| REQUIREMENT |
Your output must consist solely of the lines from the "Rebuild this chart" line through the "import seaborn as sns" line, exactly as written, without images.

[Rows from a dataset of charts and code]
_____

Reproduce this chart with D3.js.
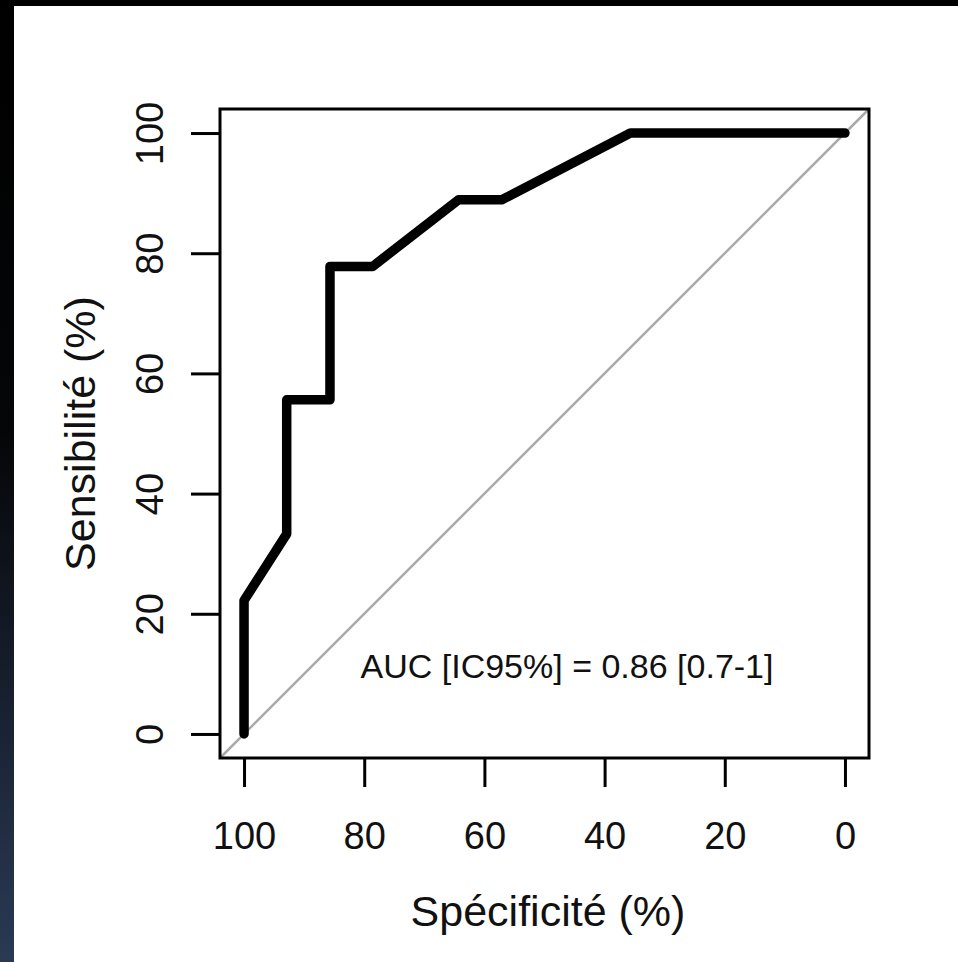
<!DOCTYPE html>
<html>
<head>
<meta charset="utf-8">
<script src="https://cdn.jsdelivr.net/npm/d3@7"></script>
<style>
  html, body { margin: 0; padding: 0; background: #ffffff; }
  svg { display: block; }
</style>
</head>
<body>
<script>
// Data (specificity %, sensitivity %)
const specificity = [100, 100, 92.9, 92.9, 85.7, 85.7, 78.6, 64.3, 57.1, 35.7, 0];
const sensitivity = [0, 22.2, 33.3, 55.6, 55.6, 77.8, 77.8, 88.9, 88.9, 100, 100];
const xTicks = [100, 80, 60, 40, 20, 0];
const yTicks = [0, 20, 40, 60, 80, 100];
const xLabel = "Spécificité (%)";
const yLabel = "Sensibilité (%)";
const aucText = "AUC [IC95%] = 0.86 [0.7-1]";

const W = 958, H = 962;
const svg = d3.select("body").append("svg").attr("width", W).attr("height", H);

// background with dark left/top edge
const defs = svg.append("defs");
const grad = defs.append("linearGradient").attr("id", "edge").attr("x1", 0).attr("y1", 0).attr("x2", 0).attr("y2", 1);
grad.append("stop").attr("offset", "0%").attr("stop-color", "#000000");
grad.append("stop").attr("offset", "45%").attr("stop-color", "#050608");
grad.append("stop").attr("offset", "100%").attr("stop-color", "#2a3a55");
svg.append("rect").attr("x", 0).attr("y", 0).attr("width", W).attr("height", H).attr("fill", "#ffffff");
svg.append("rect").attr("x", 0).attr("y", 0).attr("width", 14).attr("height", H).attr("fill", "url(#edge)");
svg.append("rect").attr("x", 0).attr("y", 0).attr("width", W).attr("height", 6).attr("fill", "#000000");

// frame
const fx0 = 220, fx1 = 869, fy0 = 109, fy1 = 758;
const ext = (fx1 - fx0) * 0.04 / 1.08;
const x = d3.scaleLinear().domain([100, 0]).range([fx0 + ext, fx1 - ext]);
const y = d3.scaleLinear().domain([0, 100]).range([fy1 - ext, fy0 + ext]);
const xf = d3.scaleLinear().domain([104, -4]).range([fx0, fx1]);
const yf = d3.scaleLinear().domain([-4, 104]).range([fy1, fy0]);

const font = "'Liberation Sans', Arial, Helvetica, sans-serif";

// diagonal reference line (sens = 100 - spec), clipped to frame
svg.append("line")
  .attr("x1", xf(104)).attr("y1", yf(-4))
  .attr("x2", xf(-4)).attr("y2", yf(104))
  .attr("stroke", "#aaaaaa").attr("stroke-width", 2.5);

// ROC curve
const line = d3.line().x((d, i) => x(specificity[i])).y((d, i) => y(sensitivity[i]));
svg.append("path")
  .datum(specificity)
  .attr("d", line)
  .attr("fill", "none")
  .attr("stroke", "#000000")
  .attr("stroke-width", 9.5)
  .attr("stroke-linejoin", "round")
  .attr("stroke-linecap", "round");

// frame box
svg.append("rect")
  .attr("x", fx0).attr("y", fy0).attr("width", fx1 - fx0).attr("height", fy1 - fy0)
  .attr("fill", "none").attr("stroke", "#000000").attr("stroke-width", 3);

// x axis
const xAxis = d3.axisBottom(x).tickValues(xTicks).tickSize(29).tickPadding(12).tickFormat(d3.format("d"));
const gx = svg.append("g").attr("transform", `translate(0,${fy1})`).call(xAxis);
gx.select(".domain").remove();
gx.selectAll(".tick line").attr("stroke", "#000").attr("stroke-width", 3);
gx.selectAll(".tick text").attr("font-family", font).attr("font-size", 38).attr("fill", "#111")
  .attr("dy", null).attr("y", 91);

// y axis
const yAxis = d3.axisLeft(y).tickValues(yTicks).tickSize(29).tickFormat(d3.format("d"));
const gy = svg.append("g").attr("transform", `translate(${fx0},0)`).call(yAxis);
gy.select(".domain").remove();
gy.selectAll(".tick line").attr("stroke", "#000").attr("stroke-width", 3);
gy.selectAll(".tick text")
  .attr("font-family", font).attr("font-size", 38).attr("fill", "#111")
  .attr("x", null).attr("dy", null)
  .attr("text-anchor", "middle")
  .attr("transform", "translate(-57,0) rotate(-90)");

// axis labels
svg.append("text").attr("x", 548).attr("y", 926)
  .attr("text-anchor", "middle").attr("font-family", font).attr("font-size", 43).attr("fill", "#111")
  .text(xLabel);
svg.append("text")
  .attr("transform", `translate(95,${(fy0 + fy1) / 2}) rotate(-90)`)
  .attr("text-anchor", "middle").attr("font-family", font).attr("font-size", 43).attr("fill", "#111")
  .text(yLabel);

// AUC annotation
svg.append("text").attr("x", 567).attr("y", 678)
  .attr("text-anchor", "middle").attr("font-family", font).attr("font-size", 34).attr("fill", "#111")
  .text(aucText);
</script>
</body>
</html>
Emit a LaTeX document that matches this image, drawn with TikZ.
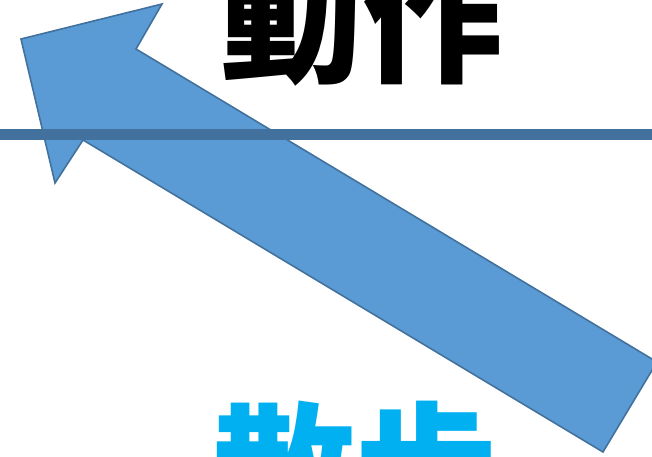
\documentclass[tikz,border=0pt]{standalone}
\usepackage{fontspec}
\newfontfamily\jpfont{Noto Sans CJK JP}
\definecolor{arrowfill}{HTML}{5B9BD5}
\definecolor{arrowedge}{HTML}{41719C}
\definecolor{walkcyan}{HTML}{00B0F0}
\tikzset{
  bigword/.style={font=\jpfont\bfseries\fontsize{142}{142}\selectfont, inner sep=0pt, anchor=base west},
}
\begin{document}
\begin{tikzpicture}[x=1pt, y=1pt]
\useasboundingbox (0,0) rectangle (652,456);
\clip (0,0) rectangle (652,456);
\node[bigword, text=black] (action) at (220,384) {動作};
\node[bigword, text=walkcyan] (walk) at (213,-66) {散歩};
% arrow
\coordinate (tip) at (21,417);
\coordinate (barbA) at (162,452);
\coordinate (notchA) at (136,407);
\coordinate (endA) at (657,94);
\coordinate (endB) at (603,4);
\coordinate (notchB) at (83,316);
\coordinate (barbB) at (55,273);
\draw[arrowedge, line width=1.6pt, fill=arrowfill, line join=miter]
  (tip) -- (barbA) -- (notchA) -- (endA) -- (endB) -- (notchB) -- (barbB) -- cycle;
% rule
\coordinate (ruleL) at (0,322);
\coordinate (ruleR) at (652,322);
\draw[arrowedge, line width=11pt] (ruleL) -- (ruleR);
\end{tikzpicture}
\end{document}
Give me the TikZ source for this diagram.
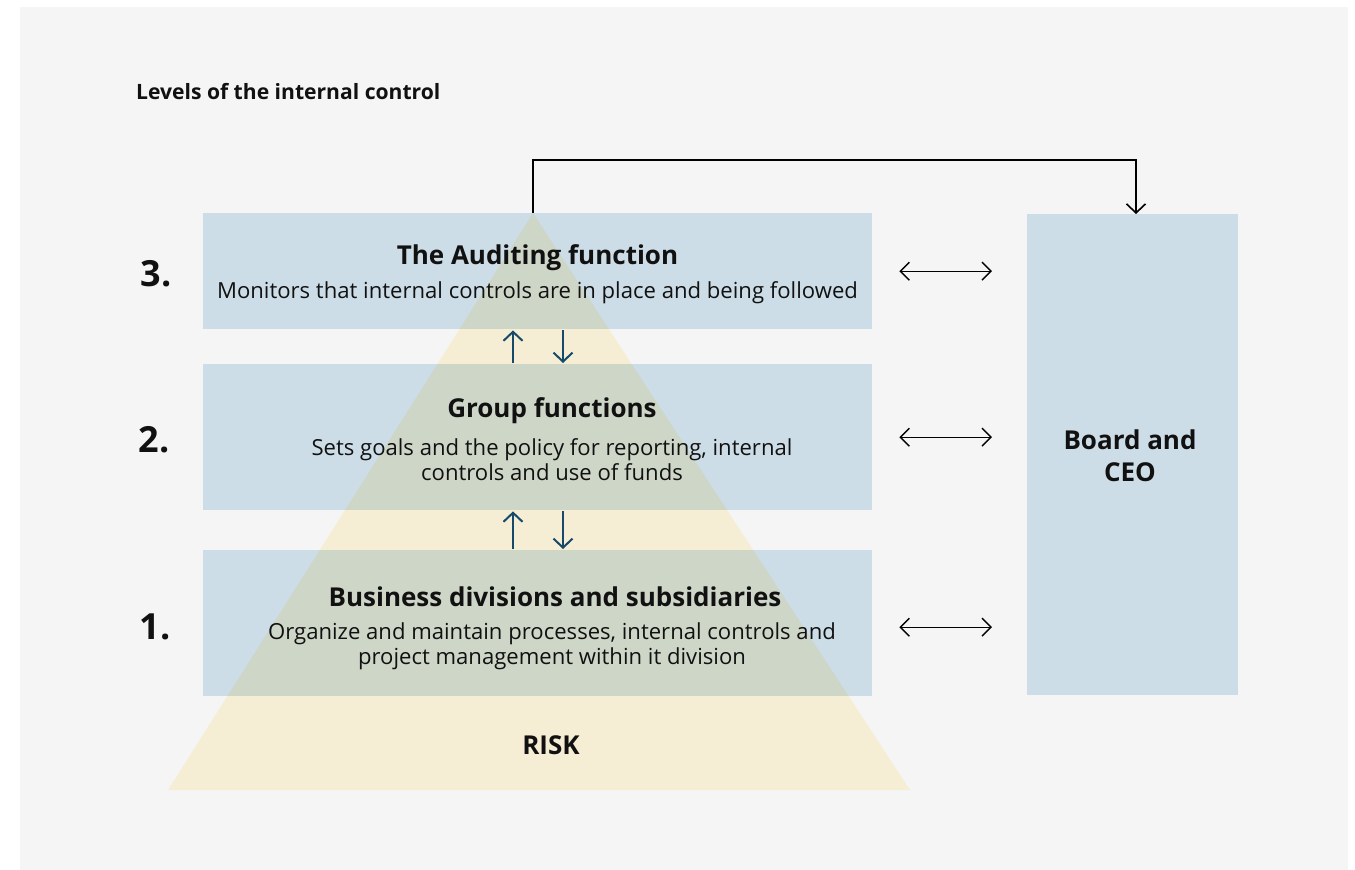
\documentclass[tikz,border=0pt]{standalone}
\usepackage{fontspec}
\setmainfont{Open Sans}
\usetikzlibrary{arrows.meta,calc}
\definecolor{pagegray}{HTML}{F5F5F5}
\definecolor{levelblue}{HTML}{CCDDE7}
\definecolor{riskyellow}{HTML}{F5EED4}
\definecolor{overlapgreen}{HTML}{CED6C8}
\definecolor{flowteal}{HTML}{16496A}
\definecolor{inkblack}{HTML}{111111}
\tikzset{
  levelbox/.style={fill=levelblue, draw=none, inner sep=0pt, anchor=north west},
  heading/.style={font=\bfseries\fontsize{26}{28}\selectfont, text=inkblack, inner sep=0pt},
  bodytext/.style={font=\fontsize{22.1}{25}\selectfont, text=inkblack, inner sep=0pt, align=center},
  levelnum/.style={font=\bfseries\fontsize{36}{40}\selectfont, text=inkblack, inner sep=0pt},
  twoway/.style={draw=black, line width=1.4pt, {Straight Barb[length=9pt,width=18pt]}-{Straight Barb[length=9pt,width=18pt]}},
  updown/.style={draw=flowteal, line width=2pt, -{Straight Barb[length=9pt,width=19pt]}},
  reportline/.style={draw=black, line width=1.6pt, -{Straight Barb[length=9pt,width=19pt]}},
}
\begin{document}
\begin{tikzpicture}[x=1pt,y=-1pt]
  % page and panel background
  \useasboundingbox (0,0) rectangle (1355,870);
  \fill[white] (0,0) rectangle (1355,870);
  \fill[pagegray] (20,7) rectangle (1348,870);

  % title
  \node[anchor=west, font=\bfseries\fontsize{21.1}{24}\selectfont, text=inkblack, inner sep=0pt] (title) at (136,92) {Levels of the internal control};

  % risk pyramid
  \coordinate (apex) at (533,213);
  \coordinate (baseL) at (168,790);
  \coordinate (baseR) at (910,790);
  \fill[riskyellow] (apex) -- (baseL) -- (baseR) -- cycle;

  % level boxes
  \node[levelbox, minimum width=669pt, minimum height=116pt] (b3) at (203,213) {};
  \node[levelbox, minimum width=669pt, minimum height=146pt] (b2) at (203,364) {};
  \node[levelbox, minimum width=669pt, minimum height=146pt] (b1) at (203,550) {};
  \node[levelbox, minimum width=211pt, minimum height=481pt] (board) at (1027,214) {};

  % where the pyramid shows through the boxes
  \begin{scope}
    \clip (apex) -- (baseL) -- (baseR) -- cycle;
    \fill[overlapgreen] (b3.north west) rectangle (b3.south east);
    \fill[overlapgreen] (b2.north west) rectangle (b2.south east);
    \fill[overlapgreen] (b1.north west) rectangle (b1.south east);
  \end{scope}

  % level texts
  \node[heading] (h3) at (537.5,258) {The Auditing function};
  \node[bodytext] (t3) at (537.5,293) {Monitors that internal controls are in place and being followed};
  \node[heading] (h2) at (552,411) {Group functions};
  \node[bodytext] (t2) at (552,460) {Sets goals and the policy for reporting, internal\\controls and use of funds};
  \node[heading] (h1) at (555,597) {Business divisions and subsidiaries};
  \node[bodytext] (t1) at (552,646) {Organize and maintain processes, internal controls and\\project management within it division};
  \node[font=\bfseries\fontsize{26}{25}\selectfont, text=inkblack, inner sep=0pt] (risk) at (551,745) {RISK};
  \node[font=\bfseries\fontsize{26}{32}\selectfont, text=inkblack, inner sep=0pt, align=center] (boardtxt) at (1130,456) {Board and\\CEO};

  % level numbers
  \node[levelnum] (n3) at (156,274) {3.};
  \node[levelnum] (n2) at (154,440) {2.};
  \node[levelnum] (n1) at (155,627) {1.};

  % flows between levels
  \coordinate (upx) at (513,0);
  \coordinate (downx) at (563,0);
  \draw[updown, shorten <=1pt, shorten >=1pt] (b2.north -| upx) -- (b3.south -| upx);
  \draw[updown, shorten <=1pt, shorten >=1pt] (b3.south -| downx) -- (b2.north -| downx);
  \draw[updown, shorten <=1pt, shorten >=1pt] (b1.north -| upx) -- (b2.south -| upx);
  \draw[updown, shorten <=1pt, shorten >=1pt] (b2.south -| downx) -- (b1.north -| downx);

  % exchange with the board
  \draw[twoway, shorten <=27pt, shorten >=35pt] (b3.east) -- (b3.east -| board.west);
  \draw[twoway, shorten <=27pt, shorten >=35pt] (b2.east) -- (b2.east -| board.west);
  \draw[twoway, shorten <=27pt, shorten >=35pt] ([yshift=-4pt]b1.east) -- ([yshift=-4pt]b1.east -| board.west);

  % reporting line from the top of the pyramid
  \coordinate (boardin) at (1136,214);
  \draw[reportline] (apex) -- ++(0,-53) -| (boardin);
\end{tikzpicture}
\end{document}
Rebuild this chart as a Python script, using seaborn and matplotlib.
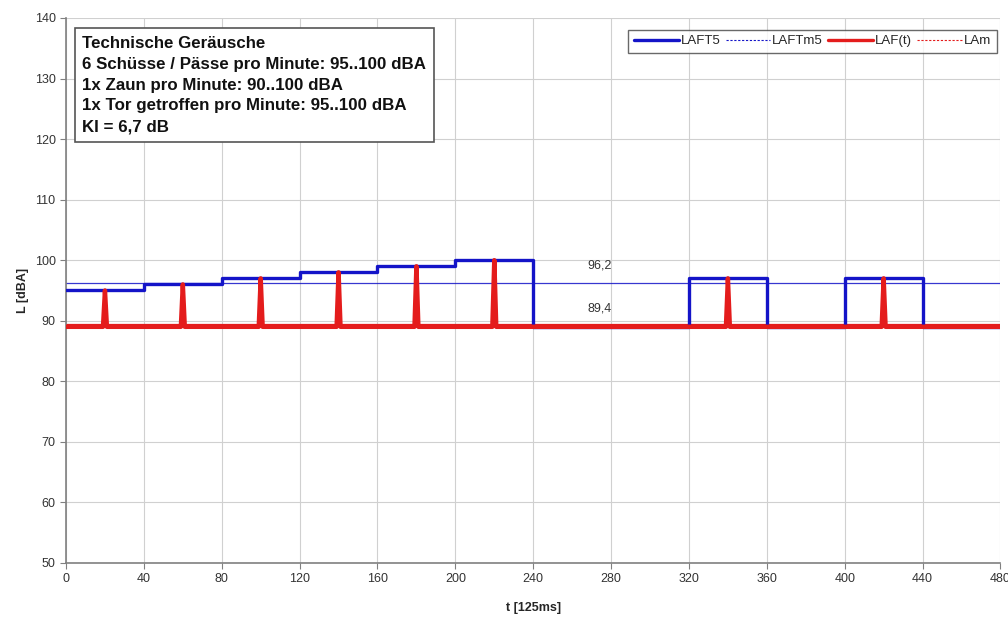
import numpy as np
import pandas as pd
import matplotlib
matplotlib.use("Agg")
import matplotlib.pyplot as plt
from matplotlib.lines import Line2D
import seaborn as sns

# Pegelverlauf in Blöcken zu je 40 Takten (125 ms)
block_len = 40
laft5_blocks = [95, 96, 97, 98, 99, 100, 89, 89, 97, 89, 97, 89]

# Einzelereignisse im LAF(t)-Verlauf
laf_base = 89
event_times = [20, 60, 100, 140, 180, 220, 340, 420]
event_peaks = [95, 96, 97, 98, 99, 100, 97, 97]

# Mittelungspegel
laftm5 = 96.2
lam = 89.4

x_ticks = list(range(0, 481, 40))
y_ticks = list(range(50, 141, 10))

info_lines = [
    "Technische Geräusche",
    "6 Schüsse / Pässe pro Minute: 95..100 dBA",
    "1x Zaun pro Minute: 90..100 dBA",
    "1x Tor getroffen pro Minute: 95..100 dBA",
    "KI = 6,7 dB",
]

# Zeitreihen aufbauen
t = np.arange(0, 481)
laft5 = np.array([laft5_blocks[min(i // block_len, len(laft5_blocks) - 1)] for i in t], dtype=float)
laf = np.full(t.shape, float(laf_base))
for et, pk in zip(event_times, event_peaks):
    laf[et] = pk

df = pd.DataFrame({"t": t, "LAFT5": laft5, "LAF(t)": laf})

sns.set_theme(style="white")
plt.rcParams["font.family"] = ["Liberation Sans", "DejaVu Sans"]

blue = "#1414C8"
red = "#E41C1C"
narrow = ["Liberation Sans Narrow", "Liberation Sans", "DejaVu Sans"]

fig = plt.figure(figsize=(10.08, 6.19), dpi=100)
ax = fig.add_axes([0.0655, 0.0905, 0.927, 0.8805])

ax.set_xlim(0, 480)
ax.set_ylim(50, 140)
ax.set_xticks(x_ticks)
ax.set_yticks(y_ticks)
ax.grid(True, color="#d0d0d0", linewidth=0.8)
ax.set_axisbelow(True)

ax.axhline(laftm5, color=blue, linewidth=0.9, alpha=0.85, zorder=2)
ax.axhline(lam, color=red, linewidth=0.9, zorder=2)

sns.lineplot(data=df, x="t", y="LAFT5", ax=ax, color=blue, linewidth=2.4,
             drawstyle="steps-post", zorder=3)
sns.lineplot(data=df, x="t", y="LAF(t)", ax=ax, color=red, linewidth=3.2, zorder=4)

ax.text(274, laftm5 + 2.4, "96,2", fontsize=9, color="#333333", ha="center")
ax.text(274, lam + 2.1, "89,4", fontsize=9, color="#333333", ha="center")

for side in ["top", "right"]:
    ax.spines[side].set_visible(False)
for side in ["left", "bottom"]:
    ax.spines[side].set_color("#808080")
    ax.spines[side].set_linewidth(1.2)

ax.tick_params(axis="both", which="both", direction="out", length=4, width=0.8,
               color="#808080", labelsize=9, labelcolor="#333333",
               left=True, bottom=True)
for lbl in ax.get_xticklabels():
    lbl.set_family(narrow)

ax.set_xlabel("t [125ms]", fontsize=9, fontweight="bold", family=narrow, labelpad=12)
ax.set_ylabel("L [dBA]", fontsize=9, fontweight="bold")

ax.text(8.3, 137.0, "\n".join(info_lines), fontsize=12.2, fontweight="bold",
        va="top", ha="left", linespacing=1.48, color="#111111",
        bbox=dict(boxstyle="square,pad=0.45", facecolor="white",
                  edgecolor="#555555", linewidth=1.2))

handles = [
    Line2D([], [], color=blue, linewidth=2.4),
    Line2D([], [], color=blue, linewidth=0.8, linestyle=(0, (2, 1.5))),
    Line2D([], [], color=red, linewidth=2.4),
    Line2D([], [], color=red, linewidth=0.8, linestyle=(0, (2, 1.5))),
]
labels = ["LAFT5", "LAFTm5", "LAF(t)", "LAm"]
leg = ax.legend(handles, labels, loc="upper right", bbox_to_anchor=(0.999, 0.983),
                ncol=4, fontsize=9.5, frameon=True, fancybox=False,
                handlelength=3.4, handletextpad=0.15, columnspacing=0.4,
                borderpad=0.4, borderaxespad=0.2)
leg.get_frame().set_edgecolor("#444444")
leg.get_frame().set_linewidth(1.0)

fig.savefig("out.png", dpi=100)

_____

| EXERCISE RESULT |
Rebuild this chart as a Python script, using seaborn and matplotlib.
import numpy as np
import pandas as pd
import matplotlib
matplotlib.use("Agg")
import matplotlib.pyplot as plt
from matplotlib.lines import Line2D
import seaborn as sns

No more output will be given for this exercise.